During yesterday’s session, the USD Index moved to new monthly lows and this decline continued in today’s pre-market trading. Consequently, if gold was at least reacting to the USD’s movement “normally”, it should move to new monthly highs. If gold “wanted” to rally, it would have likely exploded to the upside. But what happened instead? Gold moved higher only somewhat yesterday – not to new monthly highs – and in today’s pre-market trading it’s actually slightly lower.
This tells us that gold “wants” to move lower now.
The USD Index moved lower, and it can move even lower on a very short-term basis, perhaps to the 50% Fibonacci retracement based on the entire 2021 rally, and the previous lows. And what would be the likely effect on gold? Based on what we saw yesterday, and what we see so far today, it seems that gold will likely ignore this decline in the USD Index, while waiting for the latter to finally show strength – so that it (gold) could decline.
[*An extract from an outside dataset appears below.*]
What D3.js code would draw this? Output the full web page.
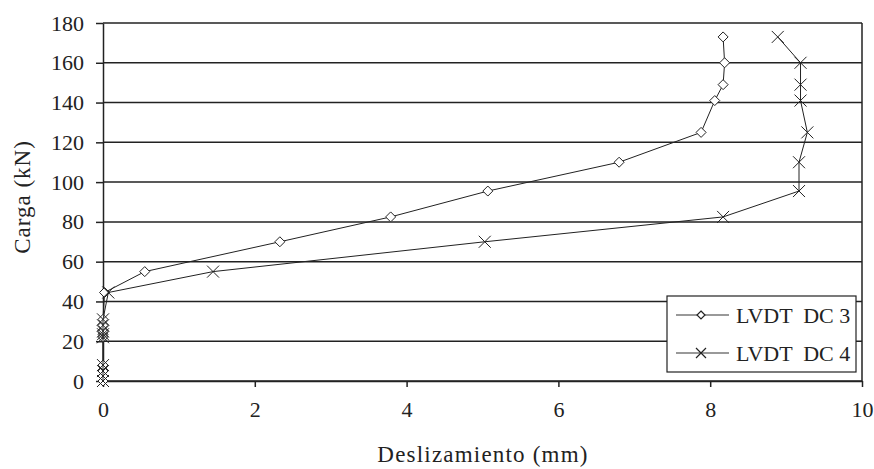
<!DOCTYPE html>
<html>
<head>
<meta charset="utf-8">
<script src="https://cdn.jsdelivr.net/npm/d3@7"></script>
<style>
  body { margin: 0; background: #fff; }
  svg { display: block; font-family: "Liberation Serif", "DejaVu Serif", serif; }
</style>
</head>
<body>
<svg width="874" height="469"></svg>
<script>
// loads (kN) shared by both LVDTs
const carga = [0, 2.5, 5, 8, 22, 23.5, 25, 28, 31, 44.5, 55, 70, 82.5, 95.5, 110, 125, 141, 149, 160, 173];
// slip (mm)
const dc3 = [0, 0, 0, 0, 0, 0, 0, 0, 0, 0.02, 0.55, 2.33, 3.79, 5.07, 6.8, 7.88, 8.06, 8.17, 8.19, 8.17];
const dc4 = [0, 0, 0, 0, 0, 0, 0, 0, 0, 0.07, 1.45, 5.03, 8.17, 9.17, 9.17, 9.28, 9.19, 9.19, 9.19, 8.89];
const seriesNames = ['LVDT  DC 3', 'LVDT  DC 4'];
const xTicks = [0, 2, 4, 6, 8, 10];
const yTicks = [0, 20, 40, 60, 80, 100, 120, 140, 160, 180];

const margin = { top: 23, right: 12, bottom: 88, left: 103 };
const W = 874, H = 469;
const w = W - margin.left - margin.right;
const h = H - margin.top - margin.bottom;

const svg = d3.select('svg');
const g = svg.append('g').attr('transform', `translate(${margin.left},${margin.top})`);

const x = d3.scaleLinear().domain([0, 10]).range([0, w]);
const y = d3.scaleLinear().domain([0, 180]).range([h, 0]);

// horizontal grid
g.selectAll('.grid').data(yTicks).enter().append('line')
  .attr('x1', 0).attr('x2', w)
  .attr('y1', d => y(d)).attr('y2', d => y(d))
  .attr('stroke', '#222').attr('stroke-width', 1.5);

// right border
g.append('line').attr('x1', w).attr('x2', w).attr('y1', 0).attr('y2', h)
  .attr('stroke', '#222').attr('stroke-width', 1.5);

const yAxis = g.append('g')
  .call(d3.axisLeft(y).tickValues(yTicks).tickSize(7).tickPadding(12).tickSizeOuter(0));
const xAxis = g.append('g').attr('transform', `translate(0,${h})`)
  .call(d3.axisBottom(x).tickValues(xTicks).tickSize(6).tickPadding(14).tickSizeOuter(0));

[yAxis, xAxis].forEach(a => {
  a.select('.domain').attr('stroke', '#222').attr('stroke-width', 1.5);
  a.selectAll('.tick line').attr('stroke', '#222').attr('stroke-width', 1.5);
  a.selectAll('text').attr('font-family', '"Liberation Serif", serif')
    .attr('font-size', 22).attr('fill', '#222');
});

// axis titles
svg.append('text')
  .attr('x', 483).attr('y', 462)
  .attr('text-anchor', 'middle')
  .attr('font-size', 23).attr('letter-spacing', 1.2).attr('fill', '#222')
  .text('Deslizamiento (mm)');

svg.append('text')
  .attr('transform', 'translate(30,197) rotate(-90)')
  .attr('text-anchor', 'middle')
  .attr('font-size', 23).attr('letter-spacing', 1).attr('fill', '#222')
  .text('Carga (kN)');

const line = d3.line().x(d => x(d[0])).y(d => y(d[1]));

const diamond = s => `M0,${-s}L${s},0L0,${s}L${-s},0Z`;
const cross = s => `M${-s},${-s}L${s},${s}M${-s},${s}L${s},${-s}`;

function drawSeries(vals, marker) {
  const pts = vals.map((v, i) => [v, carga[i]]);
  g.append('path').datum(pts)
    .attr('d', line)
    .attr('fill', 'none').attr('stroke', '#222').attr('stroke-width', 1);
  g.selectAll(null).data(pts).enter().append('path')
    .attr('transform', d => `translate(${x(d[0])},${y(d[1])})`)
    .attr('d', marker)
    .attr('fill', marker === cross6 ? 'none' : '#fff')
    .attr('stroke', '#222').attr('stroke-width', 1);
}
const diamond5 = diamond(5);
const cross6 = cross(6);
drawSeries(dc3, diamond5);
drawSeries(dc4, cross6);

// legend
const lg = svg.append('g').attr('transform', 'translate(667,296)');
lg.append('rect').attr('width', 189).attr('height', 76)
  .attr('fill', '#fff').attr('stroke', '#222').attr('stroke-width', 1.2);
const markers = [diamond(4), cross(5)];
seriesNames.forEach((name, i) => {
  const cy = 19 + i * 38;
  lg.append('line').attr('x1', 9).attr('x2', 62).attr('y1', cy).attr('y2', cy)
    .attr('stroke', '#999').attr('stroke-width', 2);
  lg.append('path').attr('transform', `translate(34,${cy})`)
    .attr('d', markers[i])
    .attr('fill', i === 0 ? '#fff' : 'none')
    .attr('stroke', '#222').attr('stroke-width', 1.2);
  lg.append('text').attr('x', 69).attr('y', cy).attr('dy', '0.35em')
    .attr('font-size', 22).attr('fill', '#222')
    .attr('xml:space', 'preserve').style('white-space', 'pre')
    .text(name);
});
</script>
</body>
</html>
After all, gold has already topped right at its triangle-vertex-based reversal point . Consequently, it’s no wonder that it now continues to trade sideways, waiting for a trigger to move much lower.
Moreover, please note that the recent zigzag makes the situation similar (approximately symmetrical) to what we saw about a year ago – between April and early June. Once gold breaks to new yearly lows, one could view this as a breakdown below the neckline of a major head and shoulders pattern where the April 2020 – June 2020 and the recent consolidations are the shoulders of the pattern. Based on such a pattern, gold would be likely to slide profoundly, probably well below $1,500. And the relative performance of gold vs. the USD Index tells us that such a short-term breakdown (to new yearly lows) is a likely outcome in the following weeks.
Gold stocks also failed to rally to new monthly highs, and they seem to be forming a relatively broad topping pattern, just as they did in mid-March and at the beginning of the year.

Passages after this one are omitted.